Markets to Keep Pressure on Italy; ECB Only Hope?
Markets are likely to keep up the pressure on Italy and Spain in a flight to quality as investors realize the euro zone's debt crisis is not going away and with the European Central Bank again the only authority that could act quickly to reverse the market trend, analysts told CNBC.com Tuesday.
Yields on Italian bonds hit an euro lifetime high on Tuesday, reaching parity with Spain's as worries about sovereign debt hit the euro zone's second-largest debtor. Italy's stock market index closed at the lowest level in more than 27 months, with banks exposed to Italian debt plummeting.
There was no particular news that triggered investor worries, rather the slow realization that a euro zone summit last month did not do much to solve the crisis, economists said.
"This isn't anything new," Peter Dixon, senior economist at Commerzbank Securities, told CNBC.com.
Markets looked at the details of a resolution from a summit of euro leaders two weeks ago where it was agreed that Greece's debt burden will be relieved by cutting interest rates on loans from the European Financial Stability Facility (EFSF) and extending the maturity on the debt and saw that "this really puts [a] sticking plaster over the Greek wound," Dixon added.
Sentiment had been reversed only temporarily in the past week by the focus on the US debt problems; but the news last week of new elections in Spain, coupled with that on Tuesday about emergency meetings by Italian authorities to deal with the market turmoil, have stoked investor fears, Carsten Brzeski, euro zone senior economist at ING, told CNBC.com.

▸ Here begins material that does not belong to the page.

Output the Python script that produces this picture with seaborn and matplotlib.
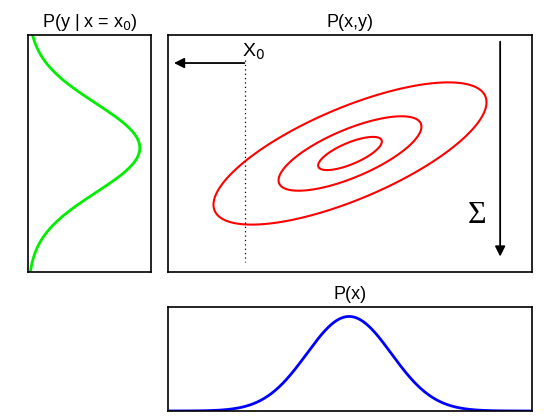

"There is uncertainty, a lack of trust and confidence in sovereign debt, there are not many safe havens left," Brzeski said.
ECB Only Salvation?
As investors pored over the details of the second bailout for Greece, they looked at whether the EFSF would have enough firepower to bail out Spain and Italy – and they didn't like what they saw, analysts said.
"Right now the ECB seems to be the only European player who could act quickly," Brzeski said.
The central bank has not bought bonds from distressed euro zone member states for months, but some in the markets are saying it will probably do so.
"If the rise in yields continues, the likelihood of ECB intervention increases significantly," Anders Moller Lumholtz, an analyst with Danske Bank, wrote in a market note.
But it would not be easy for the central bank to take such a decision as the amounts involved would be significantly higher for Italy or Spain than they were for countries such as Greece and Ireland, according to Brzeski.
The ECB bought a total of around 75 billion euros ($106.5 billion) worth of bonds from Greece and Ireland, and Greece's outstanding debt is around 350 billion euros, while there is 1.5 trillion euros worth of Italian debt out there, he explained.
"The ECB was set to close this chapter [of bond-buying], I don't think it would re-open it without a pain in the stomach," Brzeski added.
No Monetary Easing
Another option to stem the rise in yields would be for authorities to reach a gentleman's agreement with domestic commercial banks to purchase bonds, he said. But they may be reluctant to buy more bonds as shares of banks holding Italian debt tanked on Tuesday.
Despite the turmoil, investors should not expect the ECB to announce a reversal of its monetary tightening on Thursday at the bank's monthly meeting on rates, Dixon said. "Once they started the monetary tightening process, there is no way the ECB will admit they got it wrong."
Analysts said they did not expect announcements regarding bond purchasing on Thursday, despite the volatility.
More likely, the bank will try to push the debt problem back to governments, a position it has taken since the onset of the crisis despite its repeated interventions, especially since central bank meddling does not always reverse a market trend.
"I think central banks have to be very careful; they don't want to bet against the markets and lose," Dixon said.
In terms of the countries themselves, Spain despite its problems in mortgage markets and in some savings banks is not faced with a systemic banking problem like Ireland had, he added.
Italy has been living with a high debt to gross domestic product ratio for the past 20 years, according to Dixon, but for the past two years there has been a feeling that politics was stalling economic reform.
"Maybe the markets will look more kindly upon Italy if there was a change of government," he said.